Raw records
..............................

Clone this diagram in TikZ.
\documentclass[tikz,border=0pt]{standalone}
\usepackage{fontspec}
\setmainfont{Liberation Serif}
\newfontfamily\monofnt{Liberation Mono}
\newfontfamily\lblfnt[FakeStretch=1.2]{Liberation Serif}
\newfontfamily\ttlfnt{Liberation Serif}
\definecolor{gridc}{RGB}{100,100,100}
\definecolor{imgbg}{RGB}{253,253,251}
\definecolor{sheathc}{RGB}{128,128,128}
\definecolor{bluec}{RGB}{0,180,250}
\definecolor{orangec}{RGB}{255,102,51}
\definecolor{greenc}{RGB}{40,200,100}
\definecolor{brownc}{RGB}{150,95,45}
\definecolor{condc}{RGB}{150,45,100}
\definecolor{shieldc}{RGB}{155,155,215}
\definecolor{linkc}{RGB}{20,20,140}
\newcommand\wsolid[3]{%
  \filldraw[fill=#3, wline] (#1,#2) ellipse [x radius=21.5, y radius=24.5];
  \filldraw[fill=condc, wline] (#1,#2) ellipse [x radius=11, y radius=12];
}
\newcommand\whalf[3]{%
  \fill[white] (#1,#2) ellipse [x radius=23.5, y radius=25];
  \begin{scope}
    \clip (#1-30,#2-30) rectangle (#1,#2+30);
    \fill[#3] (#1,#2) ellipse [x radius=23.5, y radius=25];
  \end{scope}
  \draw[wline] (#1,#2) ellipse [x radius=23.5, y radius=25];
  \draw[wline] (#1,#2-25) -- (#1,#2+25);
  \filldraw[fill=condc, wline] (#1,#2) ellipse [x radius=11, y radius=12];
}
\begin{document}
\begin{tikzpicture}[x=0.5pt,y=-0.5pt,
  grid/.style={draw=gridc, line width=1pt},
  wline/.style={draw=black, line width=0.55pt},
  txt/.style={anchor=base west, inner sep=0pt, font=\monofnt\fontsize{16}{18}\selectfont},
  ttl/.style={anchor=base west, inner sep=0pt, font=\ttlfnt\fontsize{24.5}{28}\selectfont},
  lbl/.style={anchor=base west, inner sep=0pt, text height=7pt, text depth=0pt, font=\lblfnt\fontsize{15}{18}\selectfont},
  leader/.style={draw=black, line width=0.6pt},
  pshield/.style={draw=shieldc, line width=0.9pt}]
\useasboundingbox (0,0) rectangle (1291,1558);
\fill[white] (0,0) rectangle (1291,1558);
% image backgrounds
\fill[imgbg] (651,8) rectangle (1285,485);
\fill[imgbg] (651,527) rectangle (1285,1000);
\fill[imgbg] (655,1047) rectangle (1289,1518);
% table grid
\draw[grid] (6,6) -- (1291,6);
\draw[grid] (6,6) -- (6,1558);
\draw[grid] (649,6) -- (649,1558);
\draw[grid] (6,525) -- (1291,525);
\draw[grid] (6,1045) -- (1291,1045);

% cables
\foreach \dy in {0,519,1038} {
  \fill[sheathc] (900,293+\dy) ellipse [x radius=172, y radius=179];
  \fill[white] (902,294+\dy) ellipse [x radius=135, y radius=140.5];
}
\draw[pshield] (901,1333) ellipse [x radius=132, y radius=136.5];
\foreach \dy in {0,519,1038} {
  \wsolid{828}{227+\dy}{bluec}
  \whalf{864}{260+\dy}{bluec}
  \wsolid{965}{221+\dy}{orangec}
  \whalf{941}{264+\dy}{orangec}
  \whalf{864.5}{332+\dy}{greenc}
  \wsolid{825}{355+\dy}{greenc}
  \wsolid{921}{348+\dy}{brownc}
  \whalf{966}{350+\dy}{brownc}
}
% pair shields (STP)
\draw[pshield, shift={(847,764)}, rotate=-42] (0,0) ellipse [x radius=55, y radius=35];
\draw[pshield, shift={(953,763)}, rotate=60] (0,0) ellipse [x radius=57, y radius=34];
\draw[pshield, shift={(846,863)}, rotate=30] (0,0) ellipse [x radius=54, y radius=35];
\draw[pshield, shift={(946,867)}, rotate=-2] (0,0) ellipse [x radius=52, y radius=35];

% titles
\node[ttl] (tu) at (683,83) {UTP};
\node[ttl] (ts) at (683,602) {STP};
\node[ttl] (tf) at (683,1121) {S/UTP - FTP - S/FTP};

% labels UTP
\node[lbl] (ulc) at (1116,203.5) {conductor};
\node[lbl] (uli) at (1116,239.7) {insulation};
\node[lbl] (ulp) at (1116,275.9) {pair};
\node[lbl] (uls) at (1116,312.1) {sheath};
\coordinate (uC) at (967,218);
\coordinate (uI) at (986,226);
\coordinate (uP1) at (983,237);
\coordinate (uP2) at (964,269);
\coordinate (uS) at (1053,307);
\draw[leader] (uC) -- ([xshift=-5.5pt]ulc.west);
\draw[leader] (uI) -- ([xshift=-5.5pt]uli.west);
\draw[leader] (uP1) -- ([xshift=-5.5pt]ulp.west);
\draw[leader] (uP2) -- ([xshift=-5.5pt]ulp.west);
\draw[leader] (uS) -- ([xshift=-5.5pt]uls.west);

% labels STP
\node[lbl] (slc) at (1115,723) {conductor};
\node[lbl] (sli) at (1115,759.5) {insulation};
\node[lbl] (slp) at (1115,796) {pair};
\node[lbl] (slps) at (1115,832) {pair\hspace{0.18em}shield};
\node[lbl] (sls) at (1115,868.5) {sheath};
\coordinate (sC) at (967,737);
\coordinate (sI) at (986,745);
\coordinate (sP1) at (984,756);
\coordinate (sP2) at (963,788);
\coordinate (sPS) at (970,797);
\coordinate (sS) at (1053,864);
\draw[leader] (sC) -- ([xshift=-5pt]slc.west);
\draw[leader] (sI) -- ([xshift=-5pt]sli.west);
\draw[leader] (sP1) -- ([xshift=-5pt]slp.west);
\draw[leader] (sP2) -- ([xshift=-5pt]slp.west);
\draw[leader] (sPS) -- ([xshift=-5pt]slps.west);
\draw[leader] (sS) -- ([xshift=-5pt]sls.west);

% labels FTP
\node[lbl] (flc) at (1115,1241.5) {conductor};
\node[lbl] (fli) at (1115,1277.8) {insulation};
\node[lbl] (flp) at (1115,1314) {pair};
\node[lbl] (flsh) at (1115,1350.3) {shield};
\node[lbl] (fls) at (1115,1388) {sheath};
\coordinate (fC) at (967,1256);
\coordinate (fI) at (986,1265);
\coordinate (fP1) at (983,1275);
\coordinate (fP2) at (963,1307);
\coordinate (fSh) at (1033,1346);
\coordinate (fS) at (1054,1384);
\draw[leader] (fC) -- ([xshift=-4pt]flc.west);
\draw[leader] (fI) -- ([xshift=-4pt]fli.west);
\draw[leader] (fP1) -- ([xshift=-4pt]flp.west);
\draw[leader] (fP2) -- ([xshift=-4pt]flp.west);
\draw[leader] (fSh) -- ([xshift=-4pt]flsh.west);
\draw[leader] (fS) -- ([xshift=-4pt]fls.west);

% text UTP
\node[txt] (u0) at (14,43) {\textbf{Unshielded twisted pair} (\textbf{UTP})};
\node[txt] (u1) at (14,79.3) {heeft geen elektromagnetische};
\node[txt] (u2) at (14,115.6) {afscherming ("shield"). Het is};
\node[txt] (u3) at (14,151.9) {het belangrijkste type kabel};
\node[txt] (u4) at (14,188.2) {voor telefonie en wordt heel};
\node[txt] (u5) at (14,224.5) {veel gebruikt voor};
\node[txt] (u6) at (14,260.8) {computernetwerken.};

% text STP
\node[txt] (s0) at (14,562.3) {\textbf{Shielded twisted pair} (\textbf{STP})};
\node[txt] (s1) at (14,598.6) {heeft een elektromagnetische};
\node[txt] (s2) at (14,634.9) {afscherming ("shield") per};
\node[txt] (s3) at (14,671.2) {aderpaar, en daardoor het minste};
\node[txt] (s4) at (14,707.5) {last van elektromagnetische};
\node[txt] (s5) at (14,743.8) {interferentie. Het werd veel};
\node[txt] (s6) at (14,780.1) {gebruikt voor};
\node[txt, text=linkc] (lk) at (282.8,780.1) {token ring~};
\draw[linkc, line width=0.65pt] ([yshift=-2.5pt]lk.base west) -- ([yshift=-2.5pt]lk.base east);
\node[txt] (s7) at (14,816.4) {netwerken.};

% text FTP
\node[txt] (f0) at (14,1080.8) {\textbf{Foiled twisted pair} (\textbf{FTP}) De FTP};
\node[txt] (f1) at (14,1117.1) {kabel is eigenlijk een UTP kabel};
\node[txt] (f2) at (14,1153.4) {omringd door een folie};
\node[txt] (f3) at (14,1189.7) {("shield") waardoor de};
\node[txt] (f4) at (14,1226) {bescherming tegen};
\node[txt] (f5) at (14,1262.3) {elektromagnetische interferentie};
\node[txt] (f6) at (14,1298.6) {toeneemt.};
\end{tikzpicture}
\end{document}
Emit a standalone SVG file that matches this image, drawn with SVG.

..............................

CHALLENGE:
Determine how many lines include the word "this" and report that number by itself.

SOLVED PROBLEM:
2